Shelley Lasica

Duelle

Duelle was presented at the Centre for Contemporary Photography, Melbourne and CIA Studios, Perth in 2009.

Duelle brings together two solo dances from different times: Lasica’s Behaviour made and performed first in 1993 at artist run gallery STORE 5, and Butterworth’s Dual Reperage first made for With the Lot, a project curated by Kyle Kremerskothen for the parking lot outside Lucy Guerin Inc Studio in April 2009. Recognising synergies between these works, Duelle recognises time slippage, individual languages and the building of a network of meaning and experience.

Both the work, Duelle, and the context within which the performance was presented, separately encourage considerations of time, the stage, the performer, narrative and metaphor. Dance performances are moments that are remembered rather than recorded, with the personal documentation of performances strictly forbidden within most productions. It is for this reason, and as a means of exploring the relationship between movement and the singular moment that the photographing of the performance is such an integral concept within this particular work.

For the performance photographers were invited to participate in Duelle. During the course of the performance, the invited photographers moved amongst the audience and take photographs that captured both the performance and the audience alike.

Project credits

Choreography
Shelley Lasica and Deanne Butterworth
Dancers
Shelley Lasica and Deanne Butterworth
Photographers
Terence Hogan, Dominic Redfern, Concettina Inserra, Patrick Pound and Matt Gringold

Waiting for Duelle
–By Mark Feary

Straddling alongside both walls, as if commuters awaiting the imminent arrival of a train upon a platform, the crowd lies in wait. Click. They anxiously and repetitively consult their wrists as if distrusting of the movement of their timepieces or the electronic digits representing the passing of time. Click. They randomly scan one another, as if waiting for one of the crowd to reveal themselves as something they are not. Click. They fidget and shuffle from side to side as if uncomfortable within their own skin, yet cautiously enough so as not to encroach upon the abyss they have created across the gallery. Click.

After a time, one arrives, and slowly the crowd become transfixed as it approaches. Click. Shifting their weary gazes from one another toward a common cause, united in their collective restlessmess. Click

From the other direction, another arrives, perhaps a different model, not entirely dissimilar, yet dissimilar enough to be distinct. Click. Perhaps it is the way it sounds, the way it lurches, the way these lurches develop their own fluidity and in turn become movement. Click.

Duelle represents an enigma of encounters involving the interchangeability of muse and mentor, with individual works repositioned within a collaborative framework that diminishes the specificities within which each individual work was made. By and large, performative acts such as dance performances exist without visual documentation. After the performance concludes, it exists in the memory - both individual and collective - of those involved and those in the audience. They are events recalled rather than recorded. They are contemporary insofar as they engage with a specific time. As such, they are representative of the here and now and it is with such contemporainity that such performances are recalled. How then does a specific piece age, or rather, what is the slippage between the there and then and the here and now? If the materials remain the same, in its simplest form at least, a body, then how does a piece age in contrast to the form enacting the piece?

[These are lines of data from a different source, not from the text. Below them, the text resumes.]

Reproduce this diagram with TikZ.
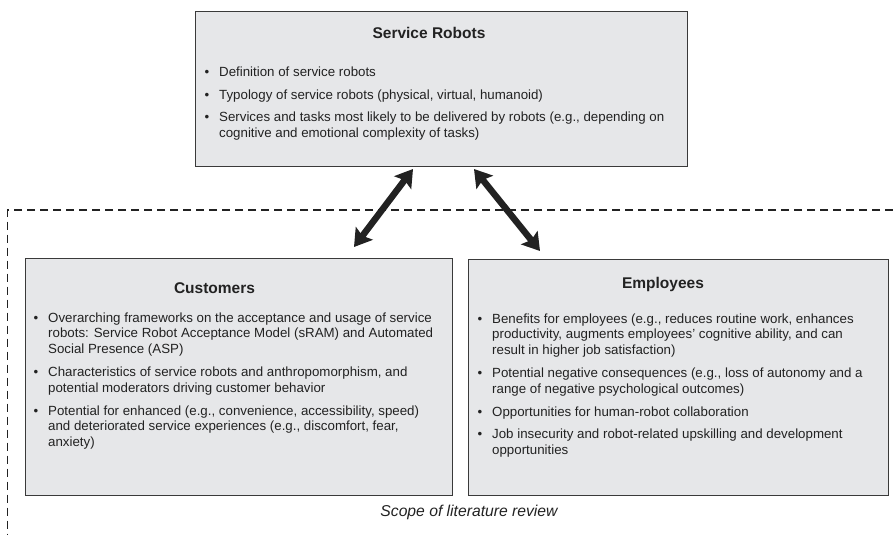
\documentclass[tikz,border=0pt]{standalone}
\usepackage{fontspec}
\setmainfont{Liberation Sans}
\usetikzlibrary{arrows.meta}
\definecolor{boxfill}{HTML}{E6E7E9}
\definecolor{boxline}{HTML}{3A3A3A}
\definecolor{ink}{HTML}{222222}
\newcommand{\bul}{\makebox[14.5pt][l]{\textbullet}}
\newcommand{\ind}{\hspace*{14.5pt}}
\tikzset{
  panel/.style={draw=boxline, fill=boxfill, line width=1.2pt, anchor=north west, inner sep=0pt},
  paneltitle/.style={font=\fontsize{15.5}{18}\selectfont\bfseries, text=ink, anchor=base, inner sep=0pt},
  itemlist/.style={font=\fontsize{13.3}{15.8}\selectfont, text=ink, anchor=base west, inner sep=0pt},
  biarrow/.style={draw=ink, line width=6.5pt, {Stealth[length=17pt,width=21pt,inset=3pt]}-{Stealth[length=17pt,width=21pt,inset=3pt]}, shorten <=0pt, shorten >=0pt},
  scopeline/.style={draw=ink, line width=1.1pt, dash pattern=on 8pt off 5pt},
  scopelabel/.style={font=\fontsize{15.7}{18}\selectfont\itshape, text=ink, inner sep=0pt}
}
\begin{document}
\begin{tikzpicture}[x=1pt,y=-1pt]
\useasboundingbox (0,0) rectangle (893,535);
% scope of review
\coordinate (sr) at (893,210);
\coordinate (sc) at (7.5,210);
\coordinate (sb) at (7.5,535);
\draw[scopeline] (sr) -- (sc) -- (sb);
\node[scopelabel] (scope) at (469,512) {Scope of literature review};
% boxes
\node[panel, minimum width=492pt, minimum height=155pt] (robots) at (195,11) {};
\node[panel, minimum width=427pt, minimum height=237pt] (cust) at (25,258) {};
\node[panel, minimum width=420pt, minimum height=236pt] (empl) at (468,259) {};
% titles
\node[paneltitle] (robotsT) at (429,38.5) {Service Robots};
\node[paneltitle] (custT) at (214.5,293.5) {Customers};
\node[paneltitle] (emplT) at (663,288.5) {Employees};
% contents
\node[itemlist] (robotsL) at (204.5,77) {\begin{tabular}[t]{@{}l@{}}
\bul Definition of service robots\\[6.5pt]
\bul Typology of service robots (physical, virtual, humanoid)\\[6.5pt]
\bul Services and tasks most likely to be delivered by robots (e.g., depending on\\
\ind cognitive and emotional complexity of tasks)\end{tabular}};
\node[itemlist] (custL) at (33.5,322) {\begin{tabular}[t]{@{}l@{}}
\bul Overarching frameworks on the acceptance and usage of service\\
\ind robots: Service Robot Acceptance Model (sRAM) and Automated\\
\ind Social Presence (ASP)\\[7pt]
\bul Characteristics of service robots and anthropomorphism, and\\
\ind potential moderators driving customer behavior\\[7pt]
\bul Potential for enhanced (e.g., convenience, accessibility, speed)\\
\ind and deteriorated service experiences (e.g., discomfort, fear,\\
\ind anxiety)\end{tabular}};
\node[itemlist] (emplL) at (477.5,323) {\begin{tabular}[t]{@{}l@{}}
\bul Benefits for employees (e.g., reduces routine work, enhances\\
\ind productivity, augments employees' cognitive ability, and can\\
\ind result in higher job satisfaction)\\[7pt]
\bul Potential negative consequences (e.g., loss of autonomy and a\\
\ind range of negative psychological outcomes)\\[7pt]
\bul Opportunities for human-robot collaboration\\[7pt]
\bul Job insecurity and robot-related upskilling and development\\
\ind opportunities\end{tabular}};
% arrows
\coordinate (a1c) at (354,247);
\coordinate (a1r) at (413,169);
\coordinate (a2r) at (474,169);
\coordinate (a2e) at (540,251);
\draw[biarrow] (a1c) -- (a1r);
\draw[biarrow] (a2r) -- (a2e);
\end{tikzpicture}
\end{document}
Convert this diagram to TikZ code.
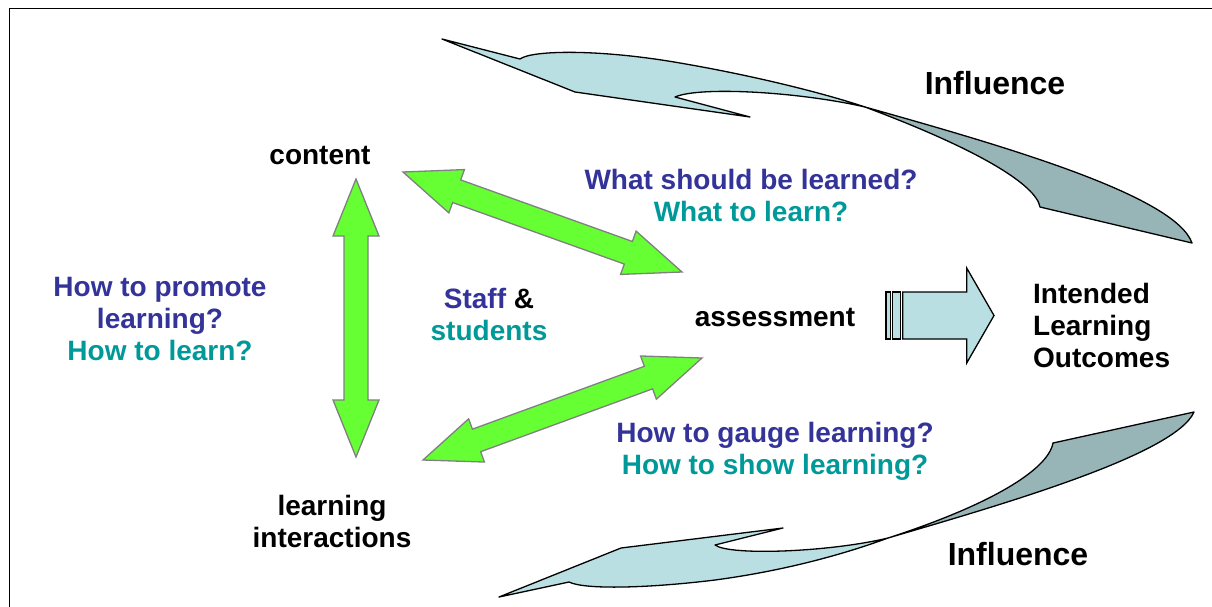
\documentclass[tikz,border=0pt]{standalone}
\usepackage{fontspec}
\setmainfont{Liberation Sans}
\usetikzlibrary{calc}
\definecolor{qblue}{HTML}{333399}
\definecolor{qteal}{HTML}{009999}
\definecolor{agreen}{HTML}{66FF33}
\definecolor{agray}{HTML}{808080}
\definecolor{palecyan}{HTML}{B9DFE3}
\definecolor{duskteal}{HTML}{97B4B7}
\tikzset{
  lbl/.style={inner sep=0pt, font=\fontsize{28}{32}\selectfont\bfseries, align=center},
  infl/.style={inner sep=0pt, font=\fontsize{32}{36}\selectfont\bfseries},
  garrow/.style={fill=agreen, draw=agray, line width=1.3pt, line join=miter},
  blockarr/.style={fill=palecyan, draw=black, line width=1.3pt},
  curvelight/.style={fill=palecyan, draw=black, line width=1.3pt, line join=round},
  curvedark/.style={fill=duskteal, draw=black, line width=1.3pt, line join=round}
}
\newcommand\greenarrow[2]{%
  \filldraw[garrow] (#1)
   -- ($(#1)!57pt!(#2)!23pt!90:(#2)$)
   -- ($(#1)!57pt!(#2)!12pt!90:(#2)$)
   -- ($(#2)!57pt!(#1)!12pt!-90:(#1)$)
   -- ($(#2)!57pt!(#1)!23pt!-90:(#1)$)
   -- (#2)
   -- ($(#2)!57pt!(#1)!23pt!90:(#1)$)
   -- ($(#2)!57pt!(#1)!12pt!90:(#1)$)
   -- ($(#1)!57pt!(#2)!12pt!-90:(#2)$)
   -- ($(#1)!57pt!(#2)!23pt!-90:(#2)$)
   -- cycle;}
\begin{document}
\begin{tikzpicture}[x=1pt,y=-1pt]
\useasboundingbox (0,0) rectangle (1212,606);
\clip (0,0) rectangle (1212,606);
\fill[white] (0,0) rectangle (1212,606);
% frame
\draw[line width=1.8pt] (9.5,8.5) rectangle (1240,640);

% top curved "influence" arrow
\filldraw[curvelight] (442,39) -- (520,59)
  .. controls (532,50) and (600,49) .. (680,63)
  .. controls (750,75) and (820,92) .. (865,107)
  .. controls (800,92) and (700,86) .. (675,97)
  -- (750,117) -- (575,92) -- cycle;
\filldraw[curvedark] (865,107)
  .. controls (1000,145) and (1175,195) .. (1192,243)
  -- (1040,207)
  .. controls (1036,185) and (980,150) .. (865,107) -- cycle;

% bottom curved "influence" arrow
\filldraw[curvelight] (499,597) -- (569,582)
  .. controls (585,590) and (650,588) .. (715,580)
  .. controls (790,570) and (850,552) .. (888,538)
  .. controls (830,552) and (730,556) .. (715,545)
  -- (783,528) -- (621,548) -- cycle;
\filldraw[curvedark] (888,538)
  .. controls (1000,505) and (1175,455) .. (1194,412)
  -- (1053,443)
  .. controls (1048,470) and (990,505) .. (888,538) -- cycle;

% text nodes
\node[lbl] (content) at (320,155) {content};
\node[lbl] (assess) at (775,317) {assessment};
\node[lbl] (interact) at (332,521) {learning\\interactions};
\node[lbl, align=left, anchor=west] (ilo) at (1033,325) {Intended\\Learning\\Outcomes};
\node[lbl] (promote) at (160,319) {\textcolor{qblue}{How to promote}\\\textcolor{qblue}{learning?}\\\textcolor{qteal}{How to learn?}};
\node[lbl] (staff) at (489,314) {\textcolor{qblue}{Staff} \&\\\textcolor{qteal}{students}};
\node[lbl] (what) at (751,195) {\textcolor{qblue}{What should be learned?}\\\textcolor{qteal}{What to learn?}};
\node[lbl] (gauge) at (775,451) {\textcolor{qblue}{How to gauge learning?}\\\textcolor{qteal}{How to show learning?}};
\node[infl] (inflA) at (995,83) {Influence};
\node[infl] (inflB) at (1018,554) {Influence};

% green double arrows
\coordinate (vTop) at (356,179);
\coordinate (vBot) at (356,457);
\coordinate (dTopL) at (403,172);
\coordinate (dTopR) at (682,272);
\coordinate (dBotR) at (702,358);
\coordinate (dBotL) at (423,460);
\greenarrow{vTop}{vBot}
\greenarrow{dTopL}{dTopR}
\greenarrow{dBotR}{dBotL}

% block arrow to outcomes
\filldraw[blockarr] (886,292) rectangle (890.7,339);
\filldraw[blockarr] (892.7,292) rectangle (900.7,339);
\filldraw[blockarr] (902.7,292) -- (966.7,292) -- (966.7,268) -- (994,315.5)
  -- (966.7,363) -- (966.7,339) -- (902.7,339) -- cycle;
\end{tikzpicture}
\end{document}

Duelle alludes to these considerations of specificity and temporality framework layering another mechanism upon post facto reflection. Through actively engaging photographers within the framing of the performance Duelle positions itself within a specific moment and physical context. Notably, the work is not presented within a traditional perforamative venue but rather a contemporary art space, and more pointedly, one with an emphasis on photographic practice. In this regard, the gallery is not used to present photographic outcomes, but rather as a site to facilitate photographic process.

Through the recording and documenting of Duelle it is lodged within a specific time, if not readily definable presently, then certainly one that will be distinguishable in future. The time evasiveness of the performance will be belied by the hairstyles and fashions of the audience, tell tale indicators of any time. And this is perhaps the crux of the project, to wrestle the performance from memory and mismemory and to lodge it within a definitive setting - creating a framework that surrounds the performance rather than relying on the memory of what has been performed. This newly documented rendition in turn dissolves the temporal and locational specificities of each previous enactment of the individual performances. This is not an act of replacement, for Duelle and its constituent components are now altogether different undertakings, despite involving exactly the same movements.

Click. No carriage arrives yet everybody is transported to somewhere else.